Reproduce the material word for word; the images stay out.

──────

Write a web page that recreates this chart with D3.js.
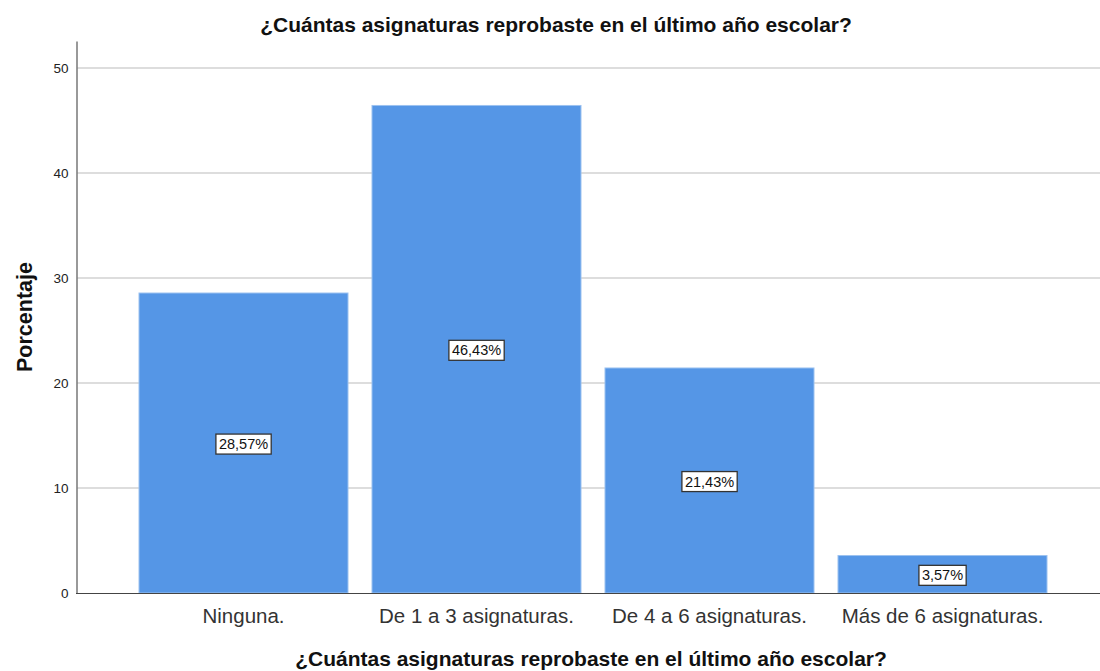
<!DOCTYPE html>
<html><head><meta charset="utf-8">
<script src="https://cdn.jsdelivr.net/npm/d3@7"></script>
<style>body{margin:0;background:#fff;} text{font-family:Arial,"Liberation Sans",sans-serif;}</style>
</head><body>
<svg id="c" width="1100" height="671"></svg>
<script>
const categories = ["Ninguna.", "De 1 a 3 asignaturas.", "De 4 a 6 asignaturas.", "Más de 6 asignaturas."];
const values = [28.57, 46.43, 21.43, 3.57];
const valueLabels = ["28,57%", "46,43%", "21,43%", "3,57%"];
const yTicks = [0, 10, 20, 30, 40, 50];
const title = "¿Cuántas asignaturas reprobaste en el último año escolar?";
const yTitle = "Porcentaje";

const svg = d3.select("#c");
const y = d3.scaleLinear().domain([0, 52.57]).range([593, 41]);
const x = d3.scaleBand().domain(categories).range([127, 1059]).paddingInner(0.103).paddingOuter(0.0515);

// gridlines
svg.append("g").selectAll("line").data(yTicks.filter(d => d > 0)).join("line")
  .attr("x1", 77).attr("x2", 1100).attr("y1", d => y(d)).attr("y2", d => y(d))
  .attr("stroke", "#d2d2d2").attr("stroke-width", 1.5);

// bars
svg.append("g").selectAll("rect").data(values).join("rect")
  .attr("x", (d, i) => x(categories[i])).attr("width", x.bandwidth())
  .attr("y", d => y(d)).attr("height", d => y(0) - y(d))
  .attr("fill", "#5596e6").attr("stroke", "#9cc2f0").attr("stroke-width", 1);

// y axis
const yAxis = d3.axisLeft(y).tickValues(yTicks).tickSize(0).tickPadding(8);
const ga = svg.append("g").attr("transform", "translate(76.5,0)").call(yAxis);
ga.select(".domain").attr("stroke", "#777").attr("stroke-width", 1.5);
ga.selectAll("text").attr("font-size", 13.5).attr("fill", "#222").style("font-family", "Arial, 'Liberation Sans', sans-serif");

// x axis
const xAxis = d3.axisBottom(x).tickSize(0).tickPadding(15);
const gx = svg.append("g").attr("transform", "translate(0,593.5)").call(xAxis);
gx.select(".domain").attr("d", "M76,0H1100").attr("stroke", "#444").attr("stroke-width", 1.2);
gx.selectAll("text").attr("font-size", 20.5).attr("fill", "#333").style("font-family", "Arial, 'Liberation Sans', sans-serif");

// value labels
const lg = svg.append("g").selectAll("g").data(values).join("g")
  .attr("transform", (d, i) => `translate(${x(categories[i]) + x.bandwidth() / 2},${(y(d) + y(0)) / 2 + 1})`);
lg.append("text").attr("text-anchor", "middle").attr("dy", "0.35em").attr("font-size", 14.5).attr("fill", "#111")
  .text((d, i) => valueLabels[i]);
lg.each(function () {
  const g = d3.select(this);
  const b = g.select("text").node().getBBox();
  g.insert("rect", "text").attr("x", b.x - 3).attr("y", b.y - 2).attr("width", b.width + 6).attr("height", b.height + 4)
    .attr("fill", "#fff").attr("stroke", "#333").attr("stroke-width", 1.3);
});

// titles
svg.append("text").attr("x", 556).attr("y", 32).attr("text-anchor", "middle").attr("font-size", 21)
  .attr("font-weight", "bold").attr("fill", "#111").text(title);
svg.append("text").attr("x", 591).attr("y", 666).attr("text-anchor", "middle").attr("font-size", 21)
  .attr("font-weight", "bold").attr("fill", "#111").text(title);
svg.append("text").attr("transform", "translate(32,317) rotate(-90)").attr("text-anchor", "middle").attr("font-size", 21.5)
  .attr("font-weight", "bold").attr("fill", "#111").text(yTitle);
</script>
</body></html>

──────

▸ **Completed task**
Write a web page that recreates this chart with D3.js.
<!DOCTYPE html>
<html><head><meta charset="utf-8">
<script src="https://cdn.jsdelivr.net/npm/d3@7"></script>
<style>body{margin:0;background:#fff;} text{font-family:Arial,"Liberation Sans",sans-serif;}</style>
</head><body>
<svg id="c" width="1100" height="671"></svg>
<script>
const categories = ["Ninguna.", "De 1 a 3 asignaturas.", "De 4 a 6 asignaturas.", "Más de 6 asignaturas."];
const values = [28.57, 46.43, 21.43, 3.57];
const valueLabels = ["28,57%", "46,43%", "21,43%", "3,57%"];
const yTicks = [0, 10, 20, 30, 40, 50];
const title = "¿Cuántas asignaturas reprobaste en el último año escolar?";
const yTitle = "Porcentaje";

const svg = d3.select("#c");
const y = d3.scaleLinear().domain([0, 52.57]).range([593, 41]);
const x = d3.scaleBand().domain(categories).range([127, 1059]).paddingInner(0.103).paddingOuter(0.0515);

// gridlines
svg.append("g").selectAll("line").data(yTicks.filter(d => d > 0)).join("line")
  .attr("x1", 77).attr("x2", 1100).attr("y1", d => y(d)).attr("y2", d => y(d))
  .attr("stroke", "#d2d2d2").attr("stroke-width", 1.5);

// bars
svg.append("g").selectAll("rect").data(values).join("rect")
  .attr("x", (d, i) => x(categories[i])).attr("width", x.bandwidth())
  .attr("y", d => y(d)).attr("height", d => y(0) - y(d))
  .attr("fill", "#5596e6").attr("stroke", "#9cc2f0").attr("stroke-width", 1);

// y axis
const yAxis = d3.axisLeft(y).tickValues(yTicks).tickSize(0).tickPadding(8);
const ga = svg.append("g").attr("transform", "translate(76.5,0)").call(yAxis);
ga.select(".domain").attr("stroke", "#777").attr("stroke-width", 1.5);
ga.selectAll("text").attr("font-size", 13.5).attr("fill", "#222").style("font-family", "Arial, 'Liberation Sans', sans-serif");

// x axis
const xAxis = d3.axisBottom(x).tickSize(0).tickPadding(15);
const gx = svg.append("g").attr("transform", "translate(0,593.5)").call(xAxis);
gx.select(".domain").attr("d", "M76,0H1100").attr("stroke", "#444").attr("stroke-width", 1.2);
gx.selectAll("text").attr("font-size", 20.5).attr("fill", "#333").style("font-family", "Arial, 'Liberation Sans', sans-serif");

// value labels
const lg = svg.append("g").selectAll("g").data(values).join("g")
  .attr("transform", (d, i) => `translate(${x(categories[i]) + x.bandwidth() / 2},${(y(d) + y(0)) / 2 + 1})`);
lg.append("text").attr("text-anchor", "middle").attr("dy", "0.35em").attr("font-size", 14.5).attr("fill", "#111")
  .text((d, i) => valueLabels[i]);
lg.each(function () {
  const g = d3.select(this);
  const b = g.select("text").node().getBBox();
  g.insert("rect", "text").attr("x", b.x - 3).attr("y", b.y - 2).attr("width", b.width + 6).attr("height", b.height + 4)
    .attr("fill", "#fff").attr("stroke", "#333").attr("stroke-width", 1.3);
});

// titles
svg.append("text").attr("x", 556).attr("y", 32).attr("text-anchor", "middle").attr("font-size", 21)
  .attr("font-weight", "bold").attr("fill", "#111").text(title);
svg.append("text").attr("x", 591).attr("y", 666).attr("text-anchor", "middle").attr("font-size", 21)
  .attr("font-weight", "bold").attr("fill", "#111").text(title);
svg.append("text").attr("transform", "translate(32,317) rotate(-90)").attr("text-anchor", "middle").attr("font-size", 21.5)
  .attr("font-weight", "bold").attr("fill", "#111").text(yTitle);
</script>
</body></html>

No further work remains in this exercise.